Python_user
Python_user

Reputation: 1573

How does MPI_Send work when the application buffer size is greater than MPI buffer size?

How does MPI_Send() communicate the data to the receiving process if the size of the sending data is greater than the MPI buffer size? For example, let's say that I want to send 10 bytes of data (i.e., the size of my application buffer is 10B) in a single send message, but the MPI buffer has a fixed size of 6B. In this case, how does MPI_Send() send the data? Does it transfer first 6B and then transfer the remaining 4B? Or does it transfer only 6B?

Upvotes: 2

Views: 3530

Answers (1)

Wesley Bland
Wesley Bland

Reputation: 9082

There's a few different kinds of buffers involved in MPI messages so I want to make it clear what each of them do.

  1. Application Buffers - These buffers are allocated and managed by your application. Your data is stored in these, you do calculations with these, you pass these into MPI to tell it where to send or receive data. These are sized as large or larger than your data.

  2. Internal Buffers - These buffers are internal to MPI and may or may not even exist. There's nothing in the MPI Standard about these buffers or how they are supposed to act, how big they are supposed to be, etc. However, there are some reasonable assumptions that you can make.

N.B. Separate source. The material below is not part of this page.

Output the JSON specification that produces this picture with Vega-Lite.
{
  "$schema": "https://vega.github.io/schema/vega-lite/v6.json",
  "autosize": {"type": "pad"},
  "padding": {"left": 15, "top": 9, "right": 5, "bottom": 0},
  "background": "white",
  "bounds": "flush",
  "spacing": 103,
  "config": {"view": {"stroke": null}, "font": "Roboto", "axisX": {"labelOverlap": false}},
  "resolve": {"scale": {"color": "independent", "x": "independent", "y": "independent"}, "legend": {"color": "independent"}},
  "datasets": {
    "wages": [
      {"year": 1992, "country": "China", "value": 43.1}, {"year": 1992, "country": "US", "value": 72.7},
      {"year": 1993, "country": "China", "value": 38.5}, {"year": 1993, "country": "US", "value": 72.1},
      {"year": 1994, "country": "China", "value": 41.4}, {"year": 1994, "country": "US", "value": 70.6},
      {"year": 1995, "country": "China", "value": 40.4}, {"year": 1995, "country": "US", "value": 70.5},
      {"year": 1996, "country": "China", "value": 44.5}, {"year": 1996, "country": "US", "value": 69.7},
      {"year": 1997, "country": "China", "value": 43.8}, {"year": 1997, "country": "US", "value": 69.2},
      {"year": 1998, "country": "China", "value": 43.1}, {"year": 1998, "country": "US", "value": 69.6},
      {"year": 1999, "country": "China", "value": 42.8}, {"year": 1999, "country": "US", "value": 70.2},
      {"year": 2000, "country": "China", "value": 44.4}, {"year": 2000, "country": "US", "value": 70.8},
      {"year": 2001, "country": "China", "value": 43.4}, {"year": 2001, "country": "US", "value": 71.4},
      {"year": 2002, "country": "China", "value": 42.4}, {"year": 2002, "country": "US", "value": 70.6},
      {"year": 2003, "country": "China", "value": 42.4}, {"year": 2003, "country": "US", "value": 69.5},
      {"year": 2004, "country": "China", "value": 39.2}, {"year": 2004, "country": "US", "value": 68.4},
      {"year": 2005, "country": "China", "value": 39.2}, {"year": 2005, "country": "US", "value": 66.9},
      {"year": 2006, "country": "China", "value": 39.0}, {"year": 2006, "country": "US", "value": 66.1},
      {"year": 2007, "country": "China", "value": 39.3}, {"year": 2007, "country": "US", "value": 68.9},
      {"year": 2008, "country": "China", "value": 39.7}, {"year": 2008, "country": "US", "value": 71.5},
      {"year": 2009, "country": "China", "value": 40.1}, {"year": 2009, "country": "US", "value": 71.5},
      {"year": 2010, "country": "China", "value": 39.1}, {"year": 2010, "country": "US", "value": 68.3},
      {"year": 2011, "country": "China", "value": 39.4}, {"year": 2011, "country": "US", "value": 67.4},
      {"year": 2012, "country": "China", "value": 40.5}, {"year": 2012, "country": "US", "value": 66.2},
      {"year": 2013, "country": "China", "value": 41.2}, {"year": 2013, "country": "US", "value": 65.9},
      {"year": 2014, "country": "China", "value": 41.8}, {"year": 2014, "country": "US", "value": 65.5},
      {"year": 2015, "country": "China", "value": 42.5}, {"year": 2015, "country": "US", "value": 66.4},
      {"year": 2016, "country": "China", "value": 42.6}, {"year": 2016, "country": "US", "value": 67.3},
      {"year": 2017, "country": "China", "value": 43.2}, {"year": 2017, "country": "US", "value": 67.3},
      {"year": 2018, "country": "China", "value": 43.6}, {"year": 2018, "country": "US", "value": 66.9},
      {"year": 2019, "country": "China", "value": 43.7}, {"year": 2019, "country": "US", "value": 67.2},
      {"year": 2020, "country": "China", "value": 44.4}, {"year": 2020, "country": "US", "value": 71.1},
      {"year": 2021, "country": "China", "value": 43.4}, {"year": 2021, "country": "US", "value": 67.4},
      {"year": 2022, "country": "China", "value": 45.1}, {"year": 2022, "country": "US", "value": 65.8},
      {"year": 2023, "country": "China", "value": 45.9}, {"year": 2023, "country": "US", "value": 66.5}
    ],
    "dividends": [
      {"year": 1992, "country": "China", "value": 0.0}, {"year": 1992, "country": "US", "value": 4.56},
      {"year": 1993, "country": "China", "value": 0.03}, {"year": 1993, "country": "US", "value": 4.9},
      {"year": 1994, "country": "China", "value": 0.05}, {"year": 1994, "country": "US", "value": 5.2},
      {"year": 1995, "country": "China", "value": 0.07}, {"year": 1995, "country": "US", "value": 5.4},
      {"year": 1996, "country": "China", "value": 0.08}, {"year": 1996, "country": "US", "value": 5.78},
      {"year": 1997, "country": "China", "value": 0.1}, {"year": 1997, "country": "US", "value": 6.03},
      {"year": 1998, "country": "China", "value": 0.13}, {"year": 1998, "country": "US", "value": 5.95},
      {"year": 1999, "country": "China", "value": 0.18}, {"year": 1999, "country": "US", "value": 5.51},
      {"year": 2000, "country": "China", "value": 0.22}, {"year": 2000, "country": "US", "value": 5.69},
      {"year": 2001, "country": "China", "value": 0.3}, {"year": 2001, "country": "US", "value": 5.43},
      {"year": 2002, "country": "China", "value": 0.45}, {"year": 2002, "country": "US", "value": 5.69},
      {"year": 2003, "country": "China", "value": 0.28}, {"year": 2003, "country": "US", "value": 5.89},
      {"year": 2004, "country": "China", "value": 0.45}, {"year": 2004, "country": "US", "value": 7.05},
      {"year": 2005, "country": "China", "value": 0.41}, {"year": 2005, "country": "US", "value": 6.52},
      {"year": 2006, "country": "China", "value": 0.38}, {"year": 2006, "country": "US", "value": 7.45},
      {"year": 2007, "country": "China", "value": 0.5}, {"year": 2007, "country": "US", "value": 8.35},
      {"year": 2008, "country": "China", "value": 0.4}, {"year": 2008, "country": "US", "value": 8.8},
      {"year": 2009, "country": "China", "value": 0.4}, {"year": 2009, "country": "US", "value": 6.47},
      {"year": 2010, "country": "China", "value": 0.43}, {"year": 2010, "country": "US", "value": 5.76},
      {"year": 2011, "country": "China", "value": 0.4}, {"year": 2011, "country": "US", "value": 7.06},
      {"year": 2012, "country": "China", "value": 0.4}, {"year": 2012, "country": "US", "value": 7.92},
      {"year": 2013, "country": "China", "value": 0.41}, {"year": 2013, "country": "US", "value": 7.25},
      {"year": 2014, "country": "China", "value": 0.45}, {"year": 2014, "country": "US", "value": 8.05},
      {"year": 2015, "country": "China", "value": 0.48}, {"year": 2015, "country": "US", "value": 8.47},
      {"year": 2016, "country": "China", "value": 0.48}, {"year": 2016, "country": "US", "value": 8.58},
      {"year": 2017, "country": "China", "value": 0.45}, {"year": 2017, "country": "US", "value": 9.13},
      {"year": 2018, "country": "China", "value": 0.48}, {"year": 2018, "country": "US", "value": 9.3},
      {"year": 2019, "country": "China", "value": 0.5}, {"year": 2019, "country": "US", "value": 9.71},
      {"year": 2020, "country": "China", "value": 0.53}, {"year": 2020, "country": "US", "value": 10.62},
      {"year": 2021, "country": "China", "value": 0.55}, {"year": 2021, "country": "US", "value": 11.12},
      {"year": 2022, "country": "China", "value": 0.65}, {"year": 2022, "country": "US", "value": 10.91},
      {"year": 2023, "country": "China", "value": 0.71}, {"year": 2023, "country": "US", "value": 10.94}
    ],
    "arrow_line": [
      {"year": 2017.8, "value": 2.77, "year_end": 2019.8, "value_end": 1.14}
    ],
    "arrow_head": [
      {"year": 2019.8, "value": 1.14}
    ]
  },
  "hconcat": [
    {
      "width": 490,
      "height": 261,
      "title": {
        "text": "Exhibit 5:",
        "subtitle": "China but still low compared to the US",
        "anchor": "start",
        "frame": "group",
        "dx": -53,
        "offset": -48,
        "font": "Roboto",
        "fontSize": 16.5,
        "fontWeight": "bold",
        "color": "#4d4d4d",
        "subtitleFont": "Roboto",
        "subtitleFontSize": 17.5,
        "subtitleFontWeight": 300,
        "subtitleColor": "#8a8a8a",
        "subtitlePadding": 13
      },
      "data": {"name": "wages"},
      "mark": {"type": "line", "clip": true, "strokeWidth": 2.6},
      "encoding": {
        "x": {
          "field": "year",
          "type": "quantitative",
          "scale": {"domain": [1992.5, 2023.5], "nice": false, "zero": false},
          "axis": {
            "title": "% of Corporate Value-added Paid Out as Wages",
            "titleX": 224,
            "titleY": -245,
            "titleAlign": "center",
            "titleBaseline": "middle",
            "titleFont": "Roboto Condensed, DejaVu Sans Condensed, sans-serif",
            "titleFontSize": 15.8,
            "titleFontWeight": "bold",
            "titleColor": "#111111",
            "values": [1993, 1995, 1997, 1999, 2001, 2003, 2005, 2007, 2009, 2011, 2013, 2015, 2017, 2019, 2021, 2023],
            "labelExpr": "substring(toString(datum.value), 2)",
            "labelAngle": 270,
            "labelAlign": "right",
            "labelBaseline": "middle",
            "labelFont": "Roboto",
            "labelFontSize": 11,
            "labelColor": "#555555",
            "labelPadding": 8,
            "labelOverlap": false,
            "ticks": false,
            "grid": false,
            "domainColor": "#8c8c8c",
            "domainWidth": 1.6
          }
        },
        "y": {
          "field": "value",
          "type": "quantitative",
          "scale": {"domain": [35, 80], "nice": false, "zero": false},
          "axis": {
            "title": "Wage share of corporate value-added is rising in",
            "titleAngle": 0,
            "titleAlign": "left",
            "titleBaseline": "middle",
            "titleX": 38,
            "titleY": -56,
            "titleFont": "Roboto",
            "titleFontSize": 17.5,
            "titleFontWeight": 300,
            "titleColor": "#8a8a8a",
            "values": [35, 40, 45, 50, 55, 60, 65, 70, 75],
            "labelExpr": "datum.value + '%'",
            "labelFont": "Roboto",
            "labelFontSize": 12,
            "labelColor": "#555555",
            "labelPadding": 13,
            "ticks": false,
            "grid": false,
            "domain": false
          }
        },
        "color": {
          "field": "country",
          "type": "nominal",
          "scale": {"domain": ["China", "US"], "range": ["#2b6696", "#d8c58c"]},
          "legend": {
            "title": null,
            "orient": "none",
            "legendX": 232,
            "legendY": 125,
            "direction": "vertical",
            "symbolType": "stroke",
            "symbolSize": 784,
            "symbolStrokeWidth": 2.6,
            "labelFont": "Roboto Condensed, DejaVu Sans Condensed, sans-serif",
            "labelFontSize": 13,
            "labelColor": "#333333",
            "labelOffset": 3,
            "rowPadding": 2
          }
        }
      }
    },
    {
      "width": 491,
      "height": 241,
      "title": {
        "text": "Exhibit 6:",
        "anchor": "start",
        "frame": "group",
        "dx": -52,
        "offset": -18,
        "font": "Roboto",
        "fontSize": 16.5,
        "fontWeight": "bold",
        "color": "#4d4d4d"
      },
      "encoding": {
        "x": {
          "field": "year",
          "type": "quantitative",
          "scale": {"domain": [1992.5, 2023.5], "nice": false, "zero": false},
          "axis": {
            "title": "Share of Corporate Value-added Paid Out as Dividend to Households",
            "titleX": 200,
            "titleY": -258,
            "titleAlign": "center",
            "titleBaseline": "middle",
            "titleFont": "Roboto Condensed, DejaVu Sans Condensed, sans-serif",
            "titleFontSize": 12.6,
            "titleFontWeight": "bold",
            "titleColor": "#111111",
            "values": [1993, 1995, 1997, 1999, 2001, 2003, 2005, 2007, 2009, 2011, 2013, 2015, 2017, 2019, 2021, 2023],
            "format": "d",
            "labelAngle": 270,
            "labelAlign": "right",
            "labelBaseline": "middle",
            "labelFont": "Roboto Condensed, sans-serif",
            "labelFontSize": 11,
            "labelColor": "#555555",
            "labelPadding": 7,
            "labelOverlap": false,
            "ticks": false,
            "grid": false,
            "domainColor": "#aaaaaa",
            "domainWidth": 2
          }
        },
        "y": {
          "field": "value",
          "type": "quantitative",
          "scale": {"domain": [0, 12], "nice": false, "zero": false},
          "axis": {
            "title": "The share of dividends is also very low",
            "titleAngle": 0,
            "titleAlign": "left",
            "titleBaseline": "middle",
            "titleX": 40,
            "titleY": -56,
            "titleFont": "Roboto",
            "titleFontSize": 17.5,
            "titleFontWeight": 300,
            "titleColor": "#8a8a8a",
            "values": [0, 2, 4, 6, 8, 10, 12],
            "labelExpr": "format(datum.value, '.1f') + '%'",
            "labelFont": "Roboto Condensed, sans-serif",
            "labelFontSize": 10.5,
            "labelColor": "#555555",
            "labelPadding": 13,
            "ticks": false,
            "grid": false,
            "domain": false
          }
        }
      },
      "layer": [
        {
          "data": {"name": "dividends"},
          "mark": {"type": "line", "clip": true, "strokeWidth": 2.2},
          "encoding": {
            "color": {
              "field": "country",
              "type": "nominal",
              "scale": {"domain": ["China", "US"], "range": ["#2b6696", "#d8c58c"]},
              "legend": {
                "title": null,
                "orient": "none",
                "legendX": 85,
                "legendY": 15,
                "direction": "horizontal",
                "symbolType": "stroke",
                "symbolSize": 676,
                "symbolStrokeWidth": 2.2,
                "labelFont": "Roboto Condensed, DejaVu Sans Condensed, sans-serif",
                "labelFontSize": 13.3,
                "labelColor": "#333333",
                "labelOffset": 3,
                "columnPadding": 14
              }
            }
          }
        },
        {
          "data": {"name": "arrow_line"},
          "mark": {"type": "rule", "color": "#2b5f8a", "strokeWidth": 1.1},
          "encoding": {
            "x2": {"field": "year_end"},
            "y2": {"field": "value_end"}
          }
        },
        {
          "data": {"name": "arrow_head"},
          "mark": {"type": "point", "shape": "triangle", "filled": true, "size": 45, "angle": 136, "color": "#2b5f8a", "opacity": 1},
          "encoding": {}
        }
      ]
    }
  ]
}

    • Usually there will be some internal buffers that are used to speed up data transfers, especially for small messages. If your message is small enough, it could be copied into this buffer to be queued for transfer at a later time. This is what usually happens if you do a very small MPI_SEND. The call will return immediately, but the data may or may not have actually been sent to the receiving process. There are similar buffers on the receiving side so if a small message arrives before the application provides an application buffer where the data can be stored, it can be dropped into one of these smaller internal buffers until it's eventual destination is specified. This is usually called the eager protocol.
    • Sometimes, the internal buffers are either all used up or are too small for your message to be copied into them. In this case, MPI falls back to the rendezvous protocol. In this instance, MPI usually doesn't use an internal buffer at all, but retains control of the application buffer and sends data directly from there. If this is happening, your call to MPI_SEND won't return until the MPI library is done using the buffer and it's safe for your application to modify the data again.
  3. Special Buffers - There are other kinds of buffers that might provide special services, such as buffers on the network card that can speed up data transfers. The way these behave is usually specific to the type of network you're using.